Tomorrow has one piece of economic data that has the potential to affect mortgage rates. It will come from the Conference Board, who is a New York-based business research group and not a governmental agency. They will post their Leading Economic Indicators (LEI) for September at 10:00 AM ET tomorrow. This report attempts to predict economic activity over the next three to six months. It is expected to show a 0.6% rise, indicating that the overall economy is likely to grow in the immediate future. Good news for the bond and mortgage markets will be a much smaller increase than forecasts. However, this data is not known to be highly influential on rates, so it will likely take a large variance from forecasts for it to affect mortgage pricing.
Thursday starts the big news for the week with the preliminary reading of the 3rd Quarter Gross Domestic Product (GDP) to be followed by October’s Employment report Friday morning. Both reports are considered key data and can create a great deal of volatility in the financial and mortgage markets. We could possibly see more movement in rates either of those days than we have during the first three days combined.
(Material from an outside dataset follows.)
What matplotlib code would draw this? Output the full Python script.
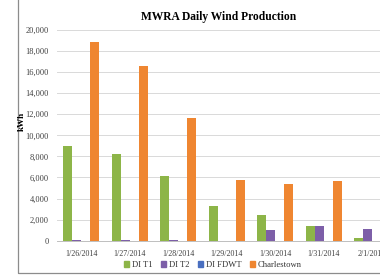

As suspected and previously mentioned, it appears that the benchmark 10-year Treasury Note yield is having a difficult time falling below 2.60% (currently 2.64%). The two highly important economic reports scheduled for later this week could easily change that, but it looks like there is a decent level of resistance in the market, preventing a move lower. Therefore, anything except much weaker than expected results from Thursday’s and Friday’s data could mean higher bond yields and another upward move in mortgage rates.